Dataset excerpt:
* BEGIN *

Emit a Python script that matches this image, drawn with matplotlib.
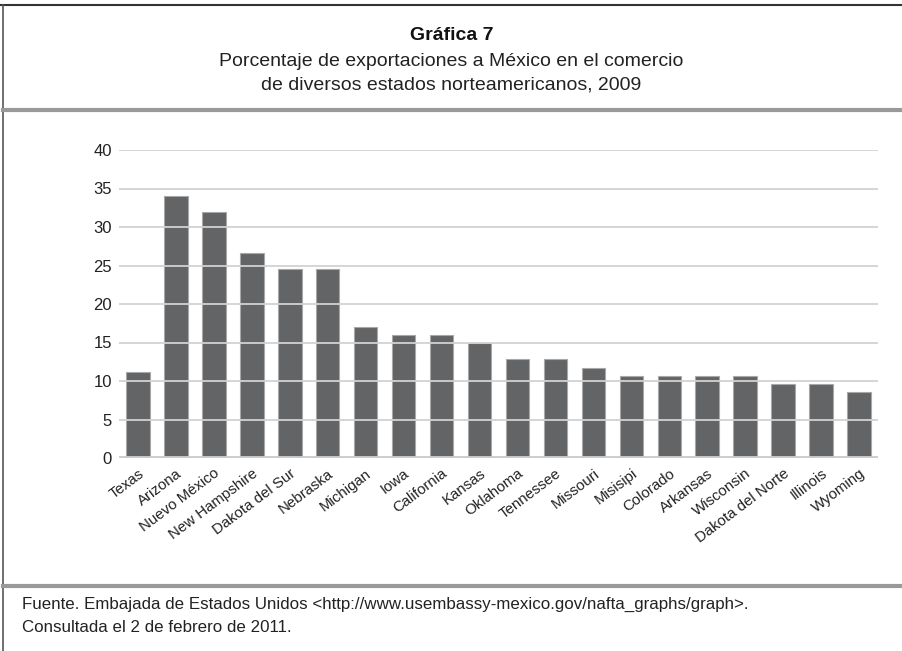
import matplotlib
matplotlib.use('Agg')
import matplotlib.pyplot as plt
from matplotlib.lines import Line2D

plt.rcParams['font.family'] = ['Liberation Sans', 'DejaVu Sans']

estados = ['Texas', 'Arizona', 'Nuevo México', 'New Hampshire', 'Dakota del Sur',
           'Nebraska', 'Michigan', 'Iowa', 'California', 'Kansas', 'Oklahoma',
           'Tennessee', 'Missouri', 'Misisipi', 'Colorado', 'Arkansas',
           'Wisconsin', 'Dakota del Norte', 'Illinois', 'Wyoming']
porcentaje = [11.2, 34.0, 31.9, 26.6, 24.5, 24.5, 17.0, 16.0, 16.0, 14.9,
              12.8, 12.8, 11.7, 10.7, 10.7, 10.7, 10.7, 9.6, 9.6, 8.6]
yticks = [0, 5, 10, 15, 20, 25, 30, 35, 40]

W, H = 903, 651
fig = plt.figure(figsize=(W / 100, H / 100), dpi=100)

def fy(px):
    return 1 - px / H

# frame and separators
fig.add_artist(Line2D([0, 1], [fy(5), fy(5)], transform=fig.transFigure, color='#333333', lw=1.5))
fig.add_artist(Line2D([3 / W, 3 / W], [0, fy(5)], transform=fig.transFigure, color='#555555', lw=1.2))
fig.add_artist(Line2D([3 / W, 1], [fy(110), fy(110)], transform=fig.transFigure, color='#999999', lw=3))
fig.add_artist(Line2D([3 / W, 1], [fy(586), fy(586)], transform=fig.transFigure, color='#999999', lw=3))

# header
fig.text(0.5, fy(36), 'Gráfica 7', ha='center', va='center', fontsize=14, fontweight='bold', color='#111111')
fig.text(0.5, fy(61), 'Porcentaje de exportaciones a México en el comercio', ha='center', va='center',
         fontsize=14, color='#222222')
fig.text(0.5, fy(85), 'de diversos estados norteamericanos, 2009', ha='center', va='center',
         fontsize=14, color='#222222')

# footer
fig.text(22 / W, fy(604), 'Fuente. Embajada de Estados Unidos <http://www.usembassy-mexico.gov/nafta_graphs/graph>.',
         ha='left', va='center', fontsize=12.2, color='#222222')
fig.text(22 / W, fy(628), 'Consultada el 2 de febrero de 2011.', ha='left', va='center',
         fontsize=12.2, color='#222222')

ax = fig.add_axes([119 / W, fy(458), 759 / W, 308 / H])
x = range(len(estados))
ax.bar(x, porcentaje, width=0.62, color='#636466', edgecolor='#a8a8a8', linewidth=0.8, zorder=2)
for t in yticks[1:]:
    ax.axhline(t, color='#d2d2d2', lw=1.3, zorder=3)
ax.axhline(0, color='#cccccc', lw=3.5, zorder=3)

ax.set_xlim(-0.5, len(estados) - 0.5)
ax.set_ylim(0, 40)
ax.set_yticks(yticks)
ax.set_xticks(list(x))
ax.set_xticklabels(estados, rotation=37, ha='right', va='top', rotation_mode='anchor')
ax.tick_params(axis='both', length=0, labelcolor='#222222')
ax.tick_params(axis='x', pad=6, labelsize=10.8)
ax.tick_params(axis='y', pad=5, labelsize=12)
for s in ax.spines.values():
    s.set_visible(False)

fig.savefig('out.png', dpi=100)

* END *

Challenge: Reproduce the material above exactly, first line through the line that contains "fy(586)], transform=fig.transFigure, color='#999999', lw=3))", minus the pictures.

Task result:
Emit a Python script that matches this image, drawn with matplotlib.
import matplotlib
matplotlib.use('Agg')
import matplotlib.pyplot as plt
from matplotlib.lines import Line2D

plt.rcParams['font.family'] = ['Liberation Sans', 'DejaVu Sans']

estados = ['Texas', 'Arizona', 'Nuevo México', 'New Hampshire', 'Dakota del Sur',
           'Nebraska', 'Michigan', 'Iowa', 'California', 'Kansas', 'Oklahoma',
           'Tennessee', 'Missouri', 'Misisipi', 'Colorado', 'Arkansas',
           'Wisconsin', 'Dakota del Norte', 'Illinois', 'Wyoming']
porcentaje = [11.2, 34.0, 31.9, 26.6, 24.5, 24.5, 17.0, 16.0, 16.0, 14.9,
              12.8, 12.8, 11.7, 10.7, 10.7, 10.7, 10.7, 9.6, 9.6, 8.6]
yticks = [0, 5, 10, 15, 20, 25, 30, 35, 40]

W, H = 903, 651
fig = plt.figure(figsize=(W / 100, H / 100), dpi=100)

def fy(px):
    return 1 - px / H

# frame and separators
fig.add_artist(Line2D([0, 1], [fy(5), fy(5)], transform=fig.transFigure, color='#333333', lw=1.5))
fig.add_artist(Line2D([3 / W, 3 / W], [0, fy(5)], transform=fig.transFigure, color='#555555', lw=1.2))
fig.add_artist(Line2D([3 / W, 1], [fy(110), fy(110)], transform=fig.transFigure, color='#999999', lw=3))
fig.add_artist(Line2D([3 / W, 1], [fy(586), fy(586)], transform=fig.transFigure, color='#999999', lw=3))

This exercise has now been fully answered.